§ **Stored records**:
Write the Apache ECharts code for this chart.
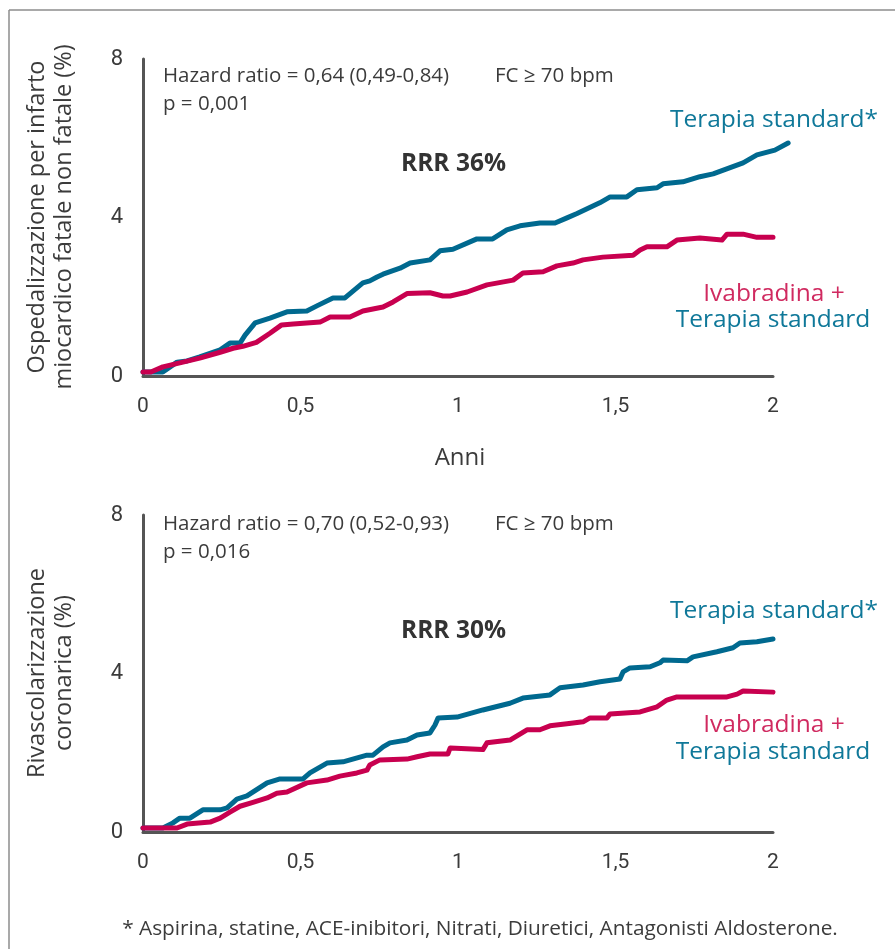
<!DOCTYPE html>
<html>
<head>
<meta charset="utf-8">
<script src="https://cdn.jsdelivr.net/npm/echarts@6/dist/echarts.min.js"></script>
<style>
html,body{margin:0;padding:0;background:#fff;}
#chart{width:895px;height:949px;}
</style>
</head>
<body>
<div id="chart"></div>
<script>
// ---- Data ----
const xTicks = [0, 0.5, 1, 1.5, 2];
const yTicks = [0, 4, 8];

// Panel 1: hospitalisation for fatal / non-fatal MI (%)
const infartoStandard = [[0,0.1],[0.063,0.1],[0.108,0.35],[0.14,0.38],[0.18,0.48],[0.245,0.66],[0.276,0.83],[0.308,0.83],[0.324,1.03],[0.356,1.34],[0.403,1.46],[0.457,1.62],[0.52,1.64],[0.552,1.77],[0.603,1.97],[0.641,1.97],[0.698,2.35],[0.72,2.4],[0.743,2.5],[0.762,2.57],[0.816,2.72],[0.848,2.85],[0.911,2.93],[0.943,3.16],[0.984,3.2],[1.06,3.46],[1.11,3.46],[1.155,3.69],[1.197,3.79],[1.26,3.86],[1.308,3.86],[1.346,3.99],[1.378,4.1],[1.45,4.37],[1.483,4.52],[1.536,4.52],[1.568,4.7],[1.632,4.75],[1.651,4.85],[1.714,4.9],[1.768,5.03],[1.81,5.1],[1.905,5.38],[1.949,5.58],[2.006,5.7],[2.048,5.88]];
const infartoIvabradina = [[0,0.1],[0.025,0.1],[0.063,0.23],[0.127,0.35],[0.18,0.45],[0.245,0.6],[0.286,0.7],[0.317,0.75],[0.36,0.85],[0.403,1.08],[0.44,1.29],[0.477,1.31],[0.562,1.36],[0.594,1.49],[0.657,1.49],[0.698,1.64],[0.762,1.74],[0.794,1.87],[0.838,2.08],[0.911,2.1],[0.952,2.02],[0.975,2.02],[1.029,2.12],[1.092,2.3],[1.175,2.42],[1.206,2.6],[1.27,2.63],[1.314,2.78],[1.365,2.85],[1.397,2.93],[1.46,3.0],[1.556,3.05],[1.578,3.18],[1.6,3.26],[1.663,3.26],[1.695,3.43],[1.768,3.48],[1.838,3.43],[1.854,3.58],[1.905,3.58],[1.949,3.5],[2.0,3.5]];

// Panel 2: coronary revascularisation (%)
const rivascStandard = [[0,0.1],[0.063,0.1],[0.095,0.23],[0.117,0.35],[0.149,0.35],[0.19,0.56],[0.245,0.56],[0.267,0.61],[0.298,0.83],[0.33,0.91],[0.394,1.24],[0.435,1.34],[0.508,1.34],[0.53,1.49],[0.584,1.74],[0.635,1.77],[0.711,1.94],[0.73,1.94],[0.762,2.15],[0.784,2.25],[0.838,2.32],[0.87,2.45],[0.911,2.5],[0.927,2.7],[0.937,2.88],[0.997,2.9],[1.079,3.08],[1.165,3.25],[1.206,3.38],[1.292,3.46],[1.324,3.64],[1.397,3.71],[1.451,3.79],[1.514,3.86],[1.524,4.04],[1.546,4.14],[1.61,4.17],[1.641,4.27],[1.651,4.34],[1.727,4.32],[1.746,4.42],[1.822,4.55],[1.873,4.65],[1.895,4.77],[1.949,4.8],[2.0,4.87]];
const rivascIvabradina = [[0,0.1],[0.108,0.1],[0.14,0.2],[0.213,0.25],[0.245,0.35],[0.276,0.5],[0.308,0.65],[0.349,0.75],[0.394,0.86],[0.425,0.98],[0.457,1.01],[0.52,1.24],[0.584,1.31],[0.625,1.41],[0.679,1.49],[0.711,1.56],[0.72,1.69],[0.752,1.82],[0.838,1.84],[0.87,1.9],[0.911,1.97],[0.968,1.97],[0.975,2.12],[1.079,2.08],[1.092,2.25],[1.165,2.32],[1.219,2.58],[1.26,2.58],[1.292,2.68],[1.346,2.73],[1.397,2.78],[1.419,2.88],[1.473,2.88],[1.483,2.98],[1.578,3.03],[1.632,3.16],[1.663,3.33],[1.695,3.41],[1.778,3.41],[1.854,3.41],[1.886,3.48],[1.905,3.56],[2.0,3.53]];

const panel1Texts = {hr:'Hazard ratio = 0,64 (0,49-0,84)', p:'p = 0,001', rrr:'RRR 36%', yTitle:'Ospedalizzazione per infarto\nmiocardico fatale non fatale (%)'};
const panel2Texts = {hr:'Hazard ratio = 0,70 (0,52-0,93)', p:'p = 0,016', rrr:'RRR 30%', yTitle:'Rivascolarizzazione\ncoronarica (%)'};
const fcText = 'FC ≥ 70 bpm';
const labelStandardStar = 'Terapia standard*';
const labelIva = 'Ivabradina +';
const labelStandard = 'Terapia standard';
const xTitle = 'Anni';
const footnote = '* Aspirina, statine, ACE-inibitori, Nitrati, Diuretici, Antagonisti Aldosterone.';

// ---- Styling ----
const FONT = 'Roboto, "DejaVu Sans", sans-serif';
const TFONT = '"Open Sans", Roboto, sans-serif';
const DARK = '#3b3b3b';
const AXIS = '#555555';
const BLUE = '#00698f';
const PINK = '#c8004f';
const BLUE_T = '#0f7899';
const PINK_T = '#d02a60';

const chart = echarts.init(document.getElementById('chart'), null, {renderer:'canvas'});

function xAxisCfg(gi){
  return {
    type:'value', gridIndex:gi, min:xTicks[0], max:xTicks[xTicks.length-1], interval:0.5,
    axisLine:{show:true, onZero:false, lineStyle:{color:AXIS, width:3}},
    axisTick:{show:false}, splitLine:{show:false},
    axisLabel:{color:DARK, fontSize:21, fontFamily:FONT, margin:20,
      formatter:v => String(v).replace('.', ',')}
  };
}
function yAxisCfg(gi){
  return {
    type:'value', gridIndex:gi, min:yTicks[0], max:yTicks[yTicks.length-1], interval:4,
    axisLine:{show:true, lineStyle:{color:AXIS, width:3}},
    axisTick:{show:false}, splitLine:{show:false},
    axisLabel:{color:DARK, fontSize:22, fontFamily:FONT, margin:20}
  };
}
// overlay axes (hidden) spanning slightly beyond 2 years so the lines are not cut
const OVER_MAX = 2.1;
function xOverlay(gi){
  return {type:'value', gridIndex:gi, min:0, max:OVER_MAX, show:false, splitLine:{show:false}};
}
function yOverlay(gi){
  return {type:'value', gridIndex:gi, min:yTicks[0], max:yTicks[yTicks.length-1], show:false, splitLine:{show:false}};
}
function lineSeries(data, color, gi){
  return {
    type:'line', xAxisIndex:gi, yAxisIndex:gi, data:data, showSymbol:false, symbol:'none',
    clip:false, animation:false,
    lineStyle:{color:color, width:5, cap:'round', join:'round'}
  };
}
function txt(x, y, text, opts){
  return {type:'text', x:x, y:y, silent:true, style:Object.assign({
    text:text, fill:DARK, fontSize:20.5, fontFamily:TFONT, align:'left', verticalAlign:'middle'
  }, opts||{})};
}
const LBL = {fontSize:24.5, align:'center'};
const RRR = {fontSize:24.5, fontWeight:'bold', fill:'#333'};

const g = [
  // frame
  {type:'line', shape:{x1:9, y1:10, x2:895, y2:10}, style:{stroke:'#8c8c8c', lineWidth:1.5}},
  {type:'line', shape:{x1:9, y1:10, x2:9, y2:949}, style:{stroke:'#8c8c8c', lineWidth:1.5}},
  // panel 1
  txt(163, 76, panel1Texts.hr),
  txt(495, 76, fcText),
  txt(163, 104, panel1Texts.p),
  txt(401, 164, panel1Texts.rrr, RRR),
  txt(774, 120, labelStandardStar, Object.assign({fill:BLUE_T}, LBL)),
  txt(774, 294, labelIva, Object.assign({fill:PINK_T}, LBL)),
  txt(773, 320, labelStandard, Object.assign({fill:BLUE_T}, LBL)),
  txt(460, 458, xTitle, {fontSize:24, align:'center'}),
  {type:'text', x:51, y:217, rotation:Math.PI/2, silent:true, style:{text:panel1Texts.yTitle, fill:DARK, fontSize:23.5, fontFamily:TFONT, align:'center', verticalAlign:'middle', lineHeight:27}},
  // panel 2
  txt(163, 524, panel2Texts.hr),
  txt(495, 524, fcText),
  txt(163, 552, panel2Texts.p),
  txt(401, 631, panel2Texts.rrr, RRR),
  txt(774, 611, labelStandardStar, Object.assign({fill:BLUE_T}, LBL)),
  txt(774, 725, labelIva, Object.assign({fill:PINK_T}, LBL)),
  txt(773, 752, labelStandard, Object.assign({fill:BLUE_T}, LBL)),
  {type:'text', x:51, y:673, rotation:Math.PI/2, silent:true, style:{text:panel2Texts.yTitle, fill:DARK, fontSize:23.5, fontFamily:TFONT, align:'center', verticalAlign:'middle', lineHeight:27}},
  // footnote
  txt(480, 929, footnote, {fontSize:20.8, align:'center'})
];

const GW = 630;
chart.setOption({
  animation:false,
  backgroundColor:'#fff',
  grid:[
    {left:143, top:59, width:GW, height:317},
    {left:143, top:515, width:GW, height:317},
    {left:143, top:59, width:GW*OVER_MAX/2, height:317},
    {left:143, top:515, width:GW*OVER_MAX/2, height:317}
  ],
  xAxis:[xAxisCfg(0), xAxisCfg(1), xOverlay(2), xOverlay(3)],
  yAxis:[yAxisCfg(0), yAxisCfg(1), yOverlay(2), yOverlay(3)],
  series:[
    lineSeries(infartoStandard, BLUE, 2),
    lineSeries(infartoIvabradina, PINK, 2),
    lineSeries(rivascStandard, BLUE, 3),
    lineSeries(rivascIvabradina, PINK, 3)
  ],
  graphic:g
});
</script>
</body>
</html>
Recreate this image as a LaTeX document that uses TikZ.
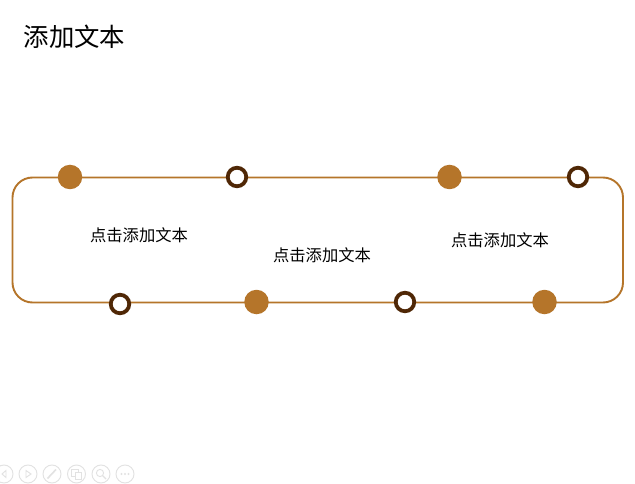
\documentclass[tikz,border=0pt]{standalone}
\usepackage{fontspec}
\setmainfont{Noto Sans CJK SC}
\definecolor{ochre}{HTML}{B5752A}
\definecolor{darkbrown}{HTML}{4F2706}
\definecolor{navgray}{HTML}{E2E2E2}
\tikzset{
  filleddot/.style={circle,fill=ochre,draw=none,minimum size=24.5pt,inner sep=0pt},
  ringdot/.style={circle,fill=white,draw=darkbrown,line width=3.8pt,minimum size=18.5pt,inner sep=0pt},
  label/.style={inner sep=0pt,font=\fontsize{16.3pt}{18pt}\selectfont,text=black},
  navbtn/.style={circle,draw=navgray,line width=0.9pt,minimum size=18pt,inner sep=0pt},
}
\begin{document}
\begin{tikzpicture}[x=1pt,y=-1pt]
\useasboundingbox (0,0) rectangle (635,484);
\fill[white] (0,0) rectangle (635,484);
\node[inner sep=0pt,anchor=center,font=\fontsize{25.4pt}{28pt}\selectfont] (title) at (74.5,36.5) {添加文本};
\draw[ochre,line width=1.9pt,rounded corners=20pt] (12.5,177.5) rectangle (623,302.5);
\node[filleddot] (a1) at (70,177) {};
\node[ringdot] (a2) at (237,177) {};
\node[filleddot] (a3) at (449.5,177) {};
\node[ringdot] (a4) at (578,177) {};
\node[ringdot] (b1) at (120,304) {};
\node[filleddot] (b2) at (256.5,302) {};
\node[ringdot] (b3) at (405,302) {};
\node[filleddot] (b4) at (544.5,302) {};
\node[label] (t1) at (139,235) {点击添加文本};
\node[label] (t2) at (322,255.5) {点击添加文本};
\node[label] (t3) at (500,240) {点击添加文本};
% slide-show controls
\node[navbtn] (n1) at (4,474) {};
\node[navbtn] (n2) at (28,474) {};
\node[navbtn] (n3) at (52,474) {};
\node[navbtn] (n4) at (76.5,474) {};
\node[navbtn] (n5) at (101,474) {};
\node[navbtn] (n6) at (125,474) {};
\draw[navgray,line width=0.9pt] (6,470.5) -- (2,474) -- (6,477.5) -- cycle;
\draw[navgray,line width=0.9pt] (26,470.5) -- (31,474) -- (26,477.5) -- cycle;
\draw[navgray,line width=1.6pt] (47.5,478.5) -- (56,469.5);
\draw[navgray,line width=0.9pt] (71.5,469.5) rectangle (78,476);
\draw[navgray,line width=0.9pt,fill=white] (75,472.5) rectangle (81,479);
\draw[navgray,line width=0.9pt] (100,473) circle (3.6pt);
\draw[navgray,line width=1.4pt] (102.8,475.8) -- (106,479);
\foreach \xx in {121.5,125,128.5} \fill[navgray] (\xx,474) circle (1.1pt);
\end{tikzpicture}
\end{document}
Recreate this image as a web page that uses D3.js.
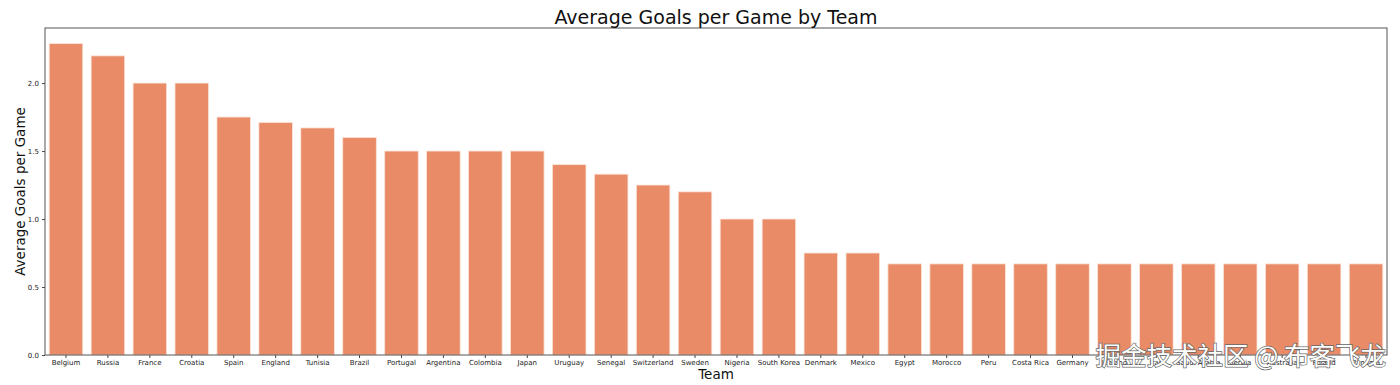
<!DOCTYPE html>
<html>
<head>
<meta charset="utf-8">
<script src="https://cdn.jsdelivr.net/npm/d3@7"></script>
<style>
  body { margin: 0; background: #fff; }
  svg { display: block; font-family: "DejaVu Sans", sans-serif; }
</style>
</head>
<body>
<div id="chart"></div>
<script>
// values (2018 world cup, goals / games)
var teams = ["Belgium", "Russia", "France", "Croatia", "Spain", "England", "Tunisia", "Brazil",
    "Portugal", "Argentina", "Colombia", "Japan", "Uruguay", "Senegal", "Switzerland", "Sweden",
    "Nigeria", "South Korea", "Denmark", "Mexico", "Egypt", "Morocco", "Peru", "Costa Rica",
    "Germany", "Iceland", "Iran", "Saudi Arabia", "Serbia", "Australia", "Poland", "Panama"];
var avgGoals = [2.29, 2.2, 2.0, 2.0, 1.75, 1.71, 1.67, 1.6,
    1.5, 1.5, 1.5, 1.5, 1.4, 1.33, 1.25, 1.2,
    1.0, 1.0, 0.75, 0.75, 0.67, 0.67, 0.67, 0.67,
    0.67, 0.67, 0.67, 0.67, 0.67, 0.67, 0.67, 0.67];
var yTicks = [0, 0.5, 1.0, 1.5, 2.0];

var width = 1400, height = 385;
var margin = {top: 28, right: 13, bottom: 30, left: 45};
var innerW = width - margin.left - margin.right,
    innerH = height - margin.top - margin.bottom;

var svg = d3.select("#chart").append("svg")
    .attr("width", width)
    .attr("height", height);

var g = svg.append("g")
    .attr("transform", "translate(" + margin.left + "," + margin.top + ")");

var x = d3.scaleBand()
    .domain(teams)
    .range([0, innerW])
    .paddingInner(0.2)
    .paddingOuter(0.1);

var y = d3.scaleLinear()
    .domain([0, 2.405])
    .range([innerH, 0]);

// bars
g.append("g")
    .selectAll("rect")
    .data(teams)
    .enter().append("rect")
    .attr("x", function (d) { return x(d); })
    .attr("y", function (d, i) { return y(avgGoals[i]); })
    .attr("width", x.bandwidth())
    .attr("height", function (d, i) { return innerH - y(avgGoals[i]); })
    .attr("fill", "#e88b66")
    .attr("stroke", "#fbe3d8")
    .attr("stroke-width", 0.8);

// axes
var xAxis = g.append("g")
    .attr("transform", "translate(0," + innerH + ")")
    .call(d3.axisBottom(x).tickSizeOuter(0).tickSize(3).tickPadding(2));
var yAxis = g.append("g")
    .call(d3.axisLeft(y).tickValues(yTicks).tickFormat(d3.format(".1f"))
        .tickSizeOuter(0).tickSize(3).tickPadding(3));

[xAxis, yAxis].forEach(function (a) {
    a.select(".domain").remove();
    a.selectAll("text").attr("font-size", 7).attr("fill", "#222")
        .attr("font-family", "DejaVu Sans, sans-serif");
    a.selectAll("line").attr("stroke", "#444");
});

// frame
g.append("rect")
    .attr("width", innerW)
    .attr("height", innerH)
    .attr("fill", "none")
    .attr("stroke", "#555")
    .attr("stroke-width", 1);

// titles
svg.append("text")
    .attr("x", margin.left + innerW / 2)
    .attr("y", 24)
    .attr("text-anchor", "middle")
    .attr("font-size", 19)
    .attr("fill", "#111")
    .text("Average Goals per Game by Team");

svg.append("text")
    .attr("x", margin.left + innerW / 2)
    .attr("y", 379)
    .attr("text-anchor", "middle")
    .attr("font-size", 13.5)
    .attr("fill", "#111")
    .text("Team");

svg.append("text")
    .attr("transform", "translate(25," + (margin.top + innerH / 2) + ") rotate(-90)")
    .attr("text-anchor", "middle")
    .attr("font-size", 13.5)
    .attr("fill", "#111")
    .text("Average Goals per Game");

// watermark
svg.append("text")
    .attr("x", 1386)
    .attr("y", 365)
    .attr("text-anchor", "end")
    .attr("font-family", "Noto Sans CJK SC, sans-serif")
    .attr("font-size", 25.5)
    .attr("fill", "#fff")
    .attr("stroke", "#666")
    .attr("stroke-width", 1.4)
    .attr("paint-order", "stroke")
    .text("掘金技术社区 @ 布客飞龙");
</script>
</body>
</html>
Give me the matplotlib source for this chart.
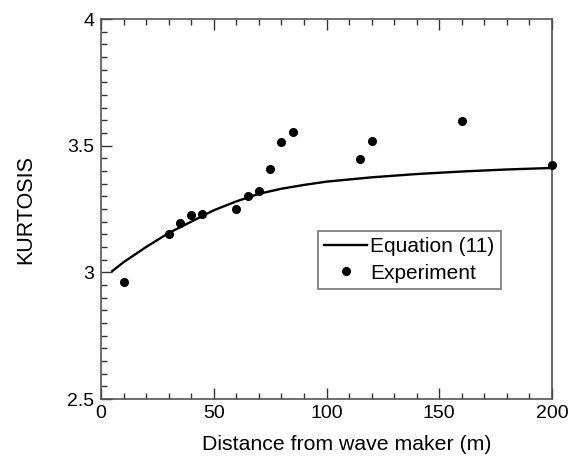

§ **Work to be completed**: Check each line of the data above for the word "that" and say how many lines contain it, giving nothing besides the number.

§ **Written answer**: 2